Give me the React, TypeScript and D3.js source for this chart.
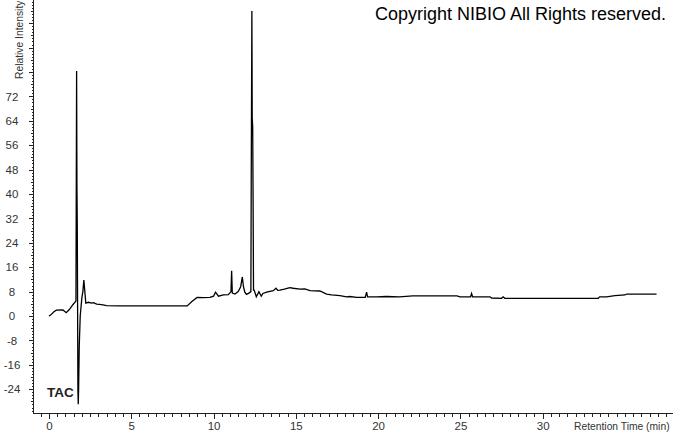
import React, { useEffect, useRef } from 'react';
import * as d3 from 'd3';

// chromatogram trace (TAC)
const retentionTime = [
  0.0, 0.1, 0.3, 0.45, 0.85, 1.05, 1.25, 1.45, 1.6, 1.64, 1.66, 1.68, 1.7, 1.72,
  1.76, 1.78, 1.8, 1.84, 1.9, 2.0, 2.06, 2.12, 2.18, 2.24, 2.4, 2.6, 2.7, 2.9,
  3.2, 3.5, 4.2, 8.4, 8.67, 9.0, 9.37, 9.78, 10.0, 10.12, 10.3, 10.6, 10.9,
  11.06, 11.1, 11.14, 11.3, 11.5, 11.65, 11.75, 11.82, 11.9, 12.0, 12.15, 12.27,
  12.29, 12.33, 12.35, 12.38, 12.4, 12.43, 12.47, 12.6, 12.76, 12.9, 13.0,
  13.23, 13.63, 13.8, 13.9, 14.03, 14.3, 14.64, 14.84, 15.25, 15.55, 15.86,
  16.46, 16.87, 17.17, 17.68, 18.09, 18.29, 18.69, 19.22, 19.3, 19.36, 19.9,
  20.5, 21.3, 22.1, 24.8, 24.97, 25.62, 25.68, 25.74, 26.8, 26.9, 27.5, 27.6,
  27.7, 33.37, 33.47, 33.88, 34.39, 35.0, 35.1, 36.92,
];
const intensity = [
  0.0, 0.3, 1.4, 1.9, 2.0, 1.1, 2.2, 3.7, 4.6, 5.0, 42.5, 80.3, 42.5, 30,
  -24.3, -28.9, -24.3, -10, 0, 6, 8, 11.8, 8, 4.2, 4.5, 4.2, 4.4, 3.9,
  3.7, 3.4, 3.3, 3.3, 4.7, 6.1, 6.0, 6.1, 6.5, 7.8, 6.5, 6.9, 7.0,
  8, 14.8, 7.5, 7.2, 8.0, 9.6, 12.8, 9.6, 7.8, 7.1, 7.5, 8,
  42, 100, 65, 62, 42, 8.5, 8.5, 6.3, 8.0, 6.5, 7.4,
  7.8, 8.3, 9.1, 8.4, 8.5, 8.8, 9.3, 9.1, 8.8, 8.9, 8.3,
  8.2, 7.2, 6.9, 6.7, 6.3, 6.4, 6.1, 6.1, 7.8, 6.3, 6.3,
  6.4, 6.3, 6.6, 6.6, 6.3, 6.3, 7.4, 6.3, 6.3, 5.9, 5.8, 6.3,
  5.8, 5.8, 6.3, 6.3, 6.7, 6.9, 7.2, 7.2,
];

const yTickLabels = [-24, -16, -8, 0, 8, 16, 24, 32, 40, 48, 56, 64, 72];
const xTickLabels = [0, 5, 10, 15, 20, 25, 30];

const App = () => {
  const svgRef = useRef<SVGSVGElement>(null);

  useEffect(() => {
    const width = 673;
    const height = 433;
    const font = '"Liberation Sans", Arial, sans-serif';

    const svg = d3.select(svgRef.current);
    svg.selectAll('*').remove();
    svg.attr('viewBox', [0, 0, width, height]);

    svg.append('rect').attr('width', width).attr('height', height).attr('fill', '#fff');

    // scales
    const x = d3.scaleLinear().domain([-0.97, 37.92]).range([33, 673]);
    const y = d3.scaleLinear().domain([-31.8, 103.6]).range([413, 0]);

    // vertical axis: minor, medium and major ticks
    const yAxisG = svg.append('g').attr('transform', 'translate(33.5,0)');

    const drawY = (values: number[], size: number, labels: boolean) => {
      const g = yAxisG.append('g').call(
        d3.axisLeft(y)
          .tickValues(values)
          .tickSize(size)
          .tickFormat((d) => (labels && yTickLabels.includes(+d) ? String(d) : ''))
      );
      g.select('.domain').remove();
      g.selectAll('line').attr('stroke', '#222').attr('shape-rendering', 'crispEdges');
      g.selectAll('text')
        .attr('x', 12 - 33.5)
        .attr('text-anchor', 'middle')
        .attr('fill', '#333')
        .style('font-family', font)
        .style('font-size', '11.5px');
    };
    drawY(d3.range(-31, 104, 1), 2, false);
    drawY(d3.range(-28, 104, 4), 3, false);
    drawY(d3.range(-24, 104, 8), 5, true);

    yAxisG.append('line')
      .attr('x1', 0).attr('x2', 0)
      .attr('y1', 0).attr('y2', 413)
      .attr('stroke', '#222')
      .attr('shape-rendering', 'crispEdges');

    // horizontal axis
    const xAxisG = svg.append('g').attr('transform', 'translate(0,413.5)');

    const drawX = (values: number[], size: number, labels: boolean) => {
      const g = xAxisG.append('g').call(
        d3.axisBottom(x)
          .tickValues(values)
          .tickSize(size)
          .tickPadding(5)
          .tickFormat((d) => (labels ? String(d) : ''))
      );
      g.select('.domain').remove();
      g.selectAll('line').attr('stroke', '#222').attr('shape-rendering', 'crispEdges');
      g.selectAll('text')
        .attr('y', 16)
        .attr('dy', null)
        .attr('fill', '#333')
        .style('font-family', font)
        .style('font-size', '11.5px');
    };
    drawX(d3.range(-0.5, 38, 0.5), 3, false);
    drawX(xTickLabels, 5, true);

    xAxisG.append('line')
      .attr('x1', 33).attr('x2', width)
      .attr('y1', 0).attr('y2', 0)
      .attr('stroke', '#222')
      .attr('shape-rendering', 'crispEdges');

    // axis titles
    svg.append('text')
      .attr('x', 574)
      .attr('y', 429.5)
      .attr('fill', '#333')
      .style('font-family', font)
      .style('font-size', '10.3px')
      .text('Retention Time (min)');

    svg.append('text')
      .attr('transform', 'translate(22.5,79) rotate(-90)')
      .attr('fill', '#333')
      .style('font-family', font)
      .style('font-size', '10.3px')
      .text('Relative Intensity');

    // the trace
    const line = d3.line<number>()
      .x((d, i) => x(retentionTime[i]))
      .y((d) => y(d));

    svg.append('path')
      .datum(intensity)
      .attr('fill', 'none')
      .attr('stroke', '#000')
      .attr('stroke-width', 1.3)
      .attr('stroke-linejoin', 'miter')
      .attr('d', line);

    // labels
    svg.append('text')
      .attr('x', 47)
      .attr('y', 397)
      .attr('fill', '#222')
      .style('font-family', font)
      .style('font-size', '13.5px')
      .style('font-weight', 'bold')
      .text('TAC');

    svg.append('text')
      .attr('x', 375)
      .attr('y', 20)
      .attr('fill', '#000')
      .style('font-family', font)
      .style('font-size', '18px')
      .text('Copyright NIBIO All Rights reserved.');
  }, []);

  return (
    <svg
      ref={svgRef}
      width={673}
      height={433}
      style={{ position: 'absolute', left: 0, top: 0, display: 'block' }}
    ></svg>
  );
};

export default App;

● ● ● ● ●

> [What you will do]
Reproduce the listing word for word and omit its pictures.

> [Exercise solution]
Give me the React, TypeScript and D3.js source for this chart.
import React, { useEffect, useRef } from 'react';
import * as d3 from 'd3';

// chromatogram trace (TAC)
const retentionTime = [
  0.0, 0.1, 0.3, 0.45, 0.85, 1.05, 1.25, 1.45, 1.6, 1.64, 1.66, 1.68, 1.7, 1.72,
  1.76, 1.78, 1.8, 1.84, 1.9, 2.0, 2.06, 2.12, 2.18, 2.24, 2.4, 2.6, 2.7, 2.9,
  3.2, 3.5, 4.2, 8.4, 8.67, 9.0, 9.37, 9.78, 10.0, 10.12, 10.3, 10.6, 10.9,
  11.06, 11.1, 11.14, 11.3, 11.5, 11.65, 11.75, 11.82, 11.9, 12.0, 12.15, 12.27,
  12.29, 12.33, 12.35, 12.38, 12.4, 12.43, 12.47, 12.6, 12.76, 12.9, 13.0,
  13.23, 13.63, 13.8, 13.9, 14.03, 14.3, 14.64, 14.84, 15.25, 15.55, 15.86,
  16.46, 16.87, 17.17, 17.68, 18.09, 18.29, 18.69, 19.22, 19.3, 19.36, 19.9,
  20.5, 21.3, 22.1, 24.8, 24.97, 25.62, 25.68, 25.74, 26.8, 26.9, 27.5, 27.6,
  27.7, 33.37, 33.47, 33.88, 34.39, 35.0, 35.1, 36.92,
];
const intensity = [
  0.0, 0.3, 1.4, 1.9, 2.0, 1.1, 2.2, 3.7, 4.6, 5.0, 42.5, 80.3, 42.5, 30,
  -24.3, -28.9, -24.3, -10, 0, 6, 8, 11.8, 8, 4.2, 4.5, 4.2, 4.4, 3.9,
  3.7, 3.4, 3.3, 3.3, 4.7, 6.1, 6.0, 6.1, 6.5, 7.8, 6.5, 6.9, 7.0,
  8, 14.8, 7.5, 7.2, 8.0, 9.6, 12.8, 9.6, 7.8, 7.1, 7.5, 8,
  42, 100, 65, 62, 42, 8.5, 8.5, 6.3, 8.0, 6.5, 7.4,
  7.8, 8.3, 9.1, 8.4, 8.5, 8.8, 9.3, 9.1, 8.8, 8.9, 8.3,
  8.2, 7.2, 6.9, 6.7, 6.3, 6.4, 6.1, 6.1, 7.8, 6.3, 6.3,
  6.4, 6.3, 6.6, 6.6, 6.3, 6.3, 7.4, 6.3, 6.3, 5.9, 5.8, 6.3,
  5.8, 5.8, 6.3, 6.3, 6.7, 6.9, 7.2, 7.2,
];

const yTickLabels = [-24, -16, -8, 0, 8, 16, 24, 32, 40, 48, 56, 64, 72];
const xTickLabels = [0, 5, 10, 15, 20, 25, 30];

const App = () => {
  const svgRef = useRef<SVGSVGElement>(null);

  useEffect(() => {
    const width = 673;
    const height = 433;
    const font = '"Liberation Sans", Arial, sans-serif';

    const svg = d3.select(svgRef.current);
    svg.selectAll('*').remove();
    svg.attr('viewBox', [0, 0, width, height]);

    svg.append('rect').attr('width', width).attr('height', height).attr('fill', '#fff');

    // scales
    const x = d3.scaleLinear().domain([-0.97, 37.92]).range([33, 673]);
    const y = d3.scaleLinear().domain([-31.8, 103.6]).range([413, 0]);

    // vertical axis: minor, medium and major ticks
    const yAxisG = svg.append('g').attr('transform', 'translate(33.5,0)');

    const drawY = (values: number[], size: number, labels: boolean) => {
      const g = yAxisG.append('g').call(
        d3.axisLeft(y)
          .tickValues(values)
          .tickSize(size)
          .tickFormat((d) => (labels && yTickLabels.includes(+d) ? String(d) : ''))
      );
      g.select('.domain').remove();
      g.selectAll('line').attr('stroke', '#222').attr('shape-rendering', 'crispEdges');
      g.selectAll('text')
        .attr('x', 12 - 33.5)
        .attr('text-anchor', 'middle')
        .attr('fill', '#333')
        .style('font-family', font)
        .style('font-size', '11.5px');
    };
    drawY(d3.range(-31, 104, 1), 2, false);
    drawY(d3.range(-28, 104, 4), 3, false);
    drawY(d3.range(-24, 104, 8), 5, true);

    yAxisG.append('line')
      .attr('x1', 0).attr('x2', 0)
      .attr('y1', 0).attr('y2', 413)
      .attr('stroke', '#222')
      .attr('shape-rendering', 'crispEdges');

    // horizontal axis
    const xAxisG = svg.append('g').attr('transform', 'translate(0,413.5)');

    const drawX = (values: number[], size: number, labels: boolean) => {
      const g = xAxisG.append('g').call(
        d3.axisBottom(x)
          .tickValues(values)
          .tickSize(size)
          .tickPadding(5)
          .tickFormat((d) => (labels ? String(d) : ''))
      );
      g.select('.domain').remove();
      g.selectAll('line').attr('stroke', '#222').attr('shape-rendering', 'crispEdges');
      g.selectAll('text')
        .attr('y', 16)
        .attr('dy', null)
        .attr('fill', '#333')
        .style('font-family', font)
        .style('font-size', '11.5px');
    };
    drawX(d3.range(-0.5, 38, 0.5), 3, false);
    drawX(xTickLabels, 5, true);

    xAxisG.append('line')
      .attr('x1', 33).attr('x2', width)
      .attr('y1', 0).attr('y2', 0)
      .attr('stroke', '#222')
      .attr('shape-rendering', 'crispEdges');

    // axis titles
    svg.append('text')
      .attr('x', 574)
      .attr('y', 429.5)
      .attr('fill', '#333')
      .style('font-family', font)
      .style('font-size', '10.3px')
      .text('Retention Time (min)');

    svg.append('text')
      .attr('transform', 'translate(22.5,79) rotate(-90)')
      .attr('fill', '#333')
      .style('font-family', font)
      .style('font-size', '10.3px')
      .text('Relative Intensity');

    // the trace
    const line = d3.line<number>()
      .x((d, i) => x(retentionTime[i]))
      .y((d) => y(d));

    svg.append('path')
      .datum(intensity)
      .attr('fill', 'none')
      .attr('stroke', '#000')
      .attr('stroke-width', 1.3)
      .attr('stroke-linejoin', 'miter')
      .attr('d', line);

    // labels
    svg.append('text')
      .attr('x', 47)
      .attr('y', 397)
      .attr('fill', '#222')
      .style('font-family', font)
      .style('font-size', '13.5px')
      .style('font-weight', 'bold')
      .text('TAC');

    svg.append('text')
      .attr('x', 375)
      .attr('y', 20)
      .attr('fill', '#000')
      .style('font-family', font)
      .style('font-size', '18px')
      .text('Copyright NIBIO All Rights reserved.');
  }, []);

  return (
    <svg
      ref={svgRef}
      width={673}
      height={433}
      style={{ position: 'absolute', left: 0, top: 0, display: 'block' }}
    ></svg>
  );
};

export default App;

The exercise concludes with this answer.